Langkah konkret sudah dimulai. Dengan dukungan Pemerintah Kabupaten Kutai Kartanegara, infrastruktur dasar seperti irigasi mulai disiapkan. Kelurahan juga mencatat adanya dukungan dari Musyawarah Perencanaan Pembangunan (Musrenbang), yang turut mendorong percepatan optimalisasi lahan tidur.
Tidak hanya datang dari kelompok tani, usulan urban farming juga mengalir dari RT dan pemuda. Ini menandakan bahwa masyarakat Loa Ipuh siap bergerak bersama, mengubah tanah kosong menjadi kebun produktif yang bisa dimanfaatkan bersama.
“Semangat gotong royong dan rasa memiliki sudah terbentuk.

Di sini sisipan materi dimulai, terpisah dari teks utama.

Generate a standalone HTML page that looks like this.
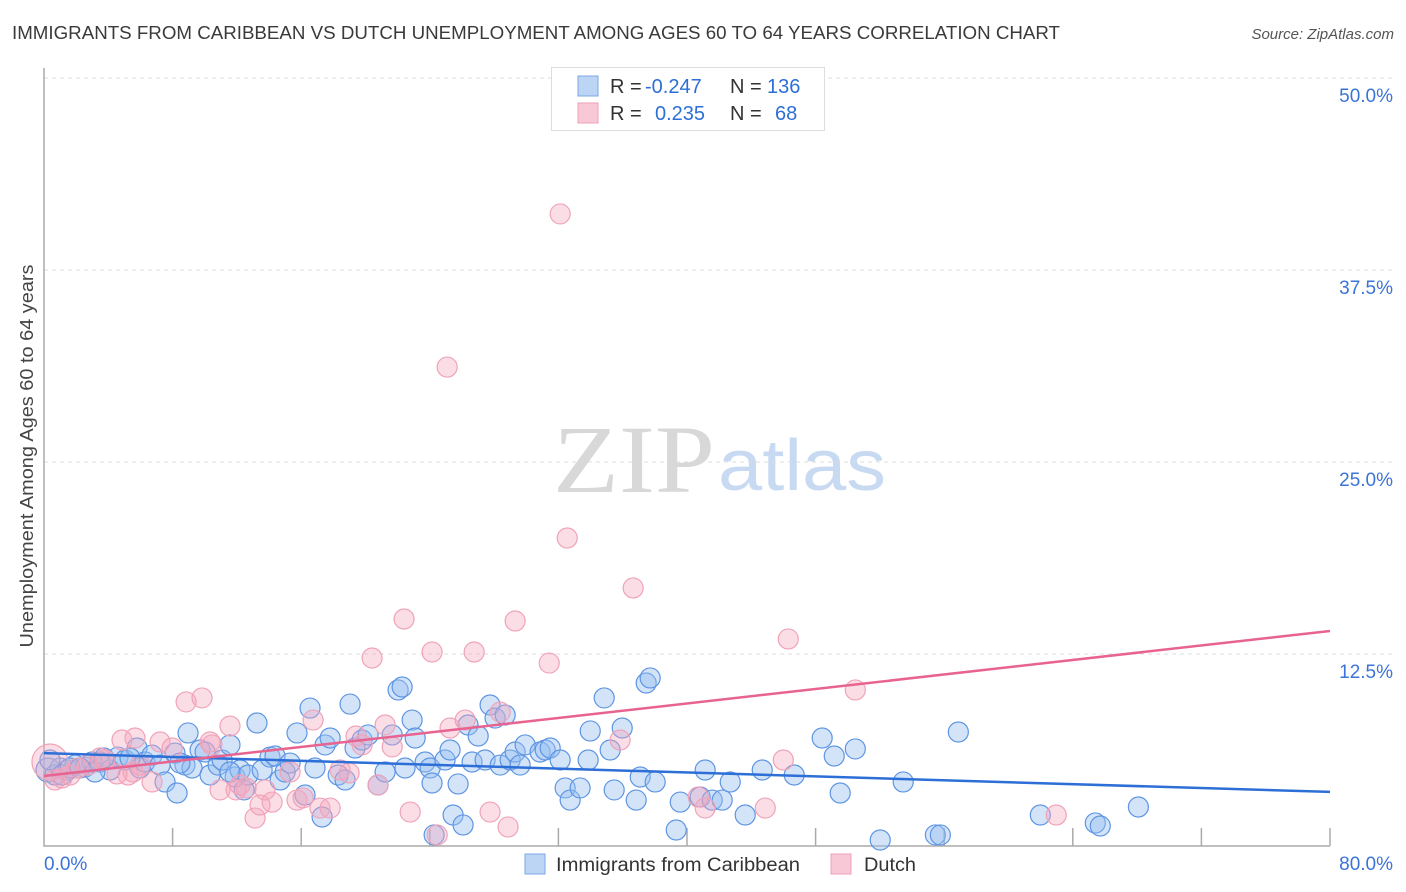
<!DOCTYPE html>
<html><head><meta charset="utf-8"><style>
body{margin:0;background:#fff;font-family:"Liberation Sans",sans-serif;}
#wrap{position:relative;width:1406px;height:892px;overflow:hidden;}
</style></head><body>
<div id="wrap">
<svg id="svg" width="1406" height="892">
<text x="12" y="39" font-size="18" fill="#3a3a3a" textLength="1048" lengthAdjust="spacingAndGlyphs">IMMIGRANTS FROM CARIBBEAN VS DUTCH UNEMPLOYMENT AMONG AGES 60 TO 64 YEARS CORRELATION CHART</text>
<text x="1394" y="39" font-size="15" fill="#555" text-anchor="end" font-style="italic">Source: ZipAtlas.com</text>
<text transform="translate(33,456) rotate(-90)" font-size="18" fill="#444" text-anchor="middle" textLength="383" lengthAdjust="spacingAndGlyphs">Unemployment Among Ages 60 to 64 years</text>
<g><text x="553" y="492" font-size="96" fill="#d8d8d8" font-family="Liberation Serif,serif" textLength="162" lengthAdjust="spacingAndGlyphs">ZIP</text><text x="718" y="490" font-size="72" fill="#c8daf2" textLength="168" lengthAdjust="spacingAndGlyphs">atlas</text></g>
<g id="grid"></g><g id="marks"></g><g id="trend"></g>
<g>
<rect x="551.5" y="67.5" width="273" height="63" fill="#fff" stroke="#ddd"/>
<rect x="578" y="76" width="20" height="20" fill="#bcd5f5" stroke="#7aa7e6"/>
<rect x="578" y="103" width="20" height="20" fill="#f9c8d6" stroke="#f0a0b8"/>
<text x="610" y="93" font-size="20" fill="#333">R = <tspan x="645" fill="#2d6fd6">-0.247</tspan><tspan x="730">N = </tspan><tspan x="767" fill="#2d6fd6">136</tspan></text>
<text x="610" y="120" font-size="20" fill="#333">R = <tspan x="655" fill="#2d6fd6">0.235</tspan><tspan x="730">N = </tspan><tspan x="775" fill="#2d6fd6">68</tspan></text>
</g>
<g>
<rect x="525" y="854" width="20" height="20" fill="#bcd5f5" stroke="#7aa7e6"/>
<text x="556" y="871" font-size="19" fill="#333" textLength="244" lengthAdjust="spacingAndGlyphs">Immigrants from Caribbean</text>
<rect x="831" y="854" width="20" height="20" fill="#f9c8d6" stroke="#f0a0b8"/>
<text x="864" y="871" font-size="19" fill="#333" textLength="52" lengthAdjust="spacingAndGlyphs">Dutch</text>
</g>
</svg></div>
<script>
const yTicks=[12.5,25,37.5,50];
const yTickLabels=["12.5%","25.0%","37.5%","50.0%"];
const xTickLabels=["0.0%","80.0%"];
const blueX=[0.25,0.68,1.0,1.49,1.93,2.55,2.99,3.48,4.11,4.6,5.04,5.79,5.97,6.28,6.72,7.22,7.53,8.28,8.77,8.96,9.21,9.71,10.02,10.33,10.83,11.08,11.57,11.89,12.2,12.45,12.69,13.25,13.57,14.06,14.37,14.69,15.0,15.31,15.74,16.24,16.55,16.86,17.3,17.49,17.8,18.3,18.73,19.04,19.35,19.79,20.16,20.78,21.22,21.66,22.03,22.28,22.46,22.9,23.09,23.71,24.02,24.14,24.27,24.95,25.26,25.45,25.76,26.07,26.38,26.63,27.01,27.44,27.75,28.06,28.38,28.69,29.0,29.31,29.62,29.93,30.86,31.18,31.49,32.11,32.42,32.73,33.35,33.85,33.98,34.85,35.22,35.47,35.97,36.84,37.09,37.46,37.71,38.02,39.33,39.58,40.82,41.13,41.57,42.19,42.69,43.62,44.68,46.67,48.41,49.16,49.53,50.47,52.02,53.45,55.45,55.76,56.88,61.98,65.4,65.71,68.08,0.37,1.12,1.62,2.24,3.17,3.73,5.35,8.15,8.46,11.57];
const blueY=[4.95,4.62,5.08,4.95,5.27,5.14,5.47,5.47,4.95,5.79,5.6,6.38,5.08,5.47,5.92,5.27,4.17,3.45,5.27,7.36,5.08,6.25,6.12,4.62,5.27,5.6,6.58,4.49,4.95,3.65,4.62,8.01,4.95,5.79,5.86,4.3,4.82,5.4,7.36,3.32,8.98,5.08,1.89,6.58,7.03,4.62,4.3,9.24,6.38,6.9,7.23,3.97,4.82,7.23,10.16,10.35,5.08,8.2,7.03,5.47,5.08,4.1,0.72,5.6,6.25,2.02,4.04,1.37,7.88,5.47,7.16,5.6,9.18,8.33,5.27,8.53,5.6,6.12,5.27,6.58,6.12,6.25,6.38,5.6,3.78,2.99,3.78,5.6,7.49,9.64,6.25,3.65,7.68,2.99,4.49,10.61,10.94,4.17,1.04,2.86,3.19,4.95,2.99,2.99,4.17,2.02,4.95,4.62,7.03,5.86,3.45,6.32,0.39,4.17,0.72,0.72,7.42,2.02,1.5,1.3,2.54,5.6,4.62,5.08,5.08,4.82,5.73,5.73,6.05,5.4,4.82];
const pinkX=[0.37,0.68,1.12,1.62,2.12,2.74,3.48,3.8,4.85,5.23,5.54,5.97,6.72,7.22,7.97,8.84,9.83,10.45,10.95,11.57,11.95,12.2,12.57,13.13,13.44,13.75,14.19,15.31,15.74,16.12,16.74,17.17,17.8,18.42,18.98,19.41,19.79,20.41,20.78,21.22,21.66,22.4,22.78,24.14,24.46,25.26,25.08,26.2,26.76,27.75,28.38,28.87,29.31,31.43,32.11,32.55,35.84,36.65,40.7,41.13,44.87,45.99,46.3,50.47,62.97,5.66,10.33,4.54];
const pinkY=[5.47,4.3,4.43,4.62,5.08,5.27,5.73,5.6,6.9,4.62,4.82,5.27,4.17,6.77,6.38,9.38,9.64,6.58,3.65,7.81,3.65,3.97,3.78,1.82,2.67,3.65,2.86,4.82,2.99,3.13,8.2,2.47,2.47,4.95,4.75,7.16,6.58,12.24,3.97,7.88,6.45,14.78,2.21,12.63,0.72,7.68,31.18,8.2,12.63,2.21,8.72,1.24,14.65,11.91,41.15,20.05,6.9,16.8,3.19,2.47,2.47,5.6,13.48,10.16,2.02,7.03,6.77,4.69];
const blueTrend=[6.05,3.52];
const pinkTrend=[4.56,14.0];
const xDomain=[0,80];
const NS="http://www.w3.org/2000/svg";
const L=44,R=1330,B=846,PX=15.36;
function sx(v){return L+(v-xDomain[0])/(xDomain[1]-xDomain[0])*(R-L);}
function sy(v){return B-v*PX;}
function mk(t,a,p){const e=document.createElementNS(NS,t);for(const k in a)e.setAttribute(k,a[k]);p.appendChild(e);return e;}
const grid=document.getElementById('grid');
yTicks.forEach((t,i)=>{
 const ln=mk('line',{x1:L,x2:1393,y1:sy(t),y2:sy(t),stroke:'#ddd','stroke-dasharray':'4,4'},grid);
 
 
 const tx=mk('text',{x:1393,y:sy(t)+24,'font-size':19,fill:'#3b74d6','text-anchor':'end'},grid);
 tx.textContent=yTickLabels[i];
 
 
});
const ax=mk('path',{d:`M${L},68V${B}H${R}`,stroke:'#aaa',fill:'none','stroke-width':1.5},grid);


for(let k=1;k<=10;k++){const x=sx(k*8);const t=mk('line',{x1:x,x2:x,y1:B-18,y2:B,stroke:'#aaa','stroke-width':1.5},grid);
 
 }
const xl0=mk('text',{x:44,y:870,'font-size':19,fill:'#3b74d6'},grid);xl0.textContent=xTickLabels[0];


const xl1=mk('text',{x:1393,y:870,'font-size':19,fill:'#3b74d6','text-anchor':'end'},grid);xl1.textContent=xTickLabels[1];


const marks=document.getElementById('marks');
blueX.forEach((x,i)=>{const c=mk('circle',{cx:sx(x),cy:sy(blueY[i]),r:i===0?12:10,fill:'rgba(150,190,240,0.42)',stroke:'#5e95e2','stroke-width':1.2},marks);
 
 });
pinkX.forEach((x,i)=>{const c=mk('circle',{cx:sx(x),cy:sy(pinkY[i]),r:i===0?18:10,fill:'rgba(245,165,190,0.38)',stroke:'#f0a3b8','stroke-width':1.2},marks);
 
 });
const tr=document.getElementById('trend');
const bl=mk('line',{x1:sx(0),x2:sx(80),y1:sy(blueTrend[0]),y2:sy(blueTrend[1]),stroke:'#2d6fd6','stroke-width':2.5},tr);


const pl=mk('line',{x1:sx(0),x2:sx(80),y1:sy(pinkTrend[0]),y2:sy(pinkTrend[1]),stroke:'#e8638f','stroke-width':2.5},tr);


</script>
</body></html>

Masyarakat ingin perubahan yang konkret,” tegas Erri.
Tak berhenti di situ, Kelurahan Loa Ipuh juga ingin menarik minat generasi muda untuk ikut terlibat. Menurut Erri, pertanian tak lagi identik dengan pekerjaan konvensional. Dengan penerapan teknologi seperti sistem sensor irigasi, pemasaran digital, hingga pemanfaatan drone untuk pemantauan lahan, sektor ini justru menjanjikan.
“Pertanian sekarang bisa menjadi startup yang berbasis komunitas. Anak-anak muda bisa mengembangkan bisnis tani dengan cara yang lebih modern,” ujarnya.
Sebagai bentuk dukungan, pemerintah kelurahan akan memfasilitasi pelatihan, pendampingan teknis, serta menghubungkan petani lokal dengan pasar yang lebih luas agar hasil pertanian mereka bisa terserap secara optimal.
Loa Ipuh juga membidik masa depan yang lebih besar. Jika skema urban farming ini berhasil, Erri berharap terbentuknya koperasi pangan, kelompok tani milenial, hingga pengembangan agrowisata lokal yang berbasis edukasi.
“Yang kita butuhkan hanyalah memaksimalkan potensi yang sudah ada. Dengan kerja kolektif, saya yakin pertanian di Loa Ipuh bisa menjadi percontohan,” tutupnya. (adv)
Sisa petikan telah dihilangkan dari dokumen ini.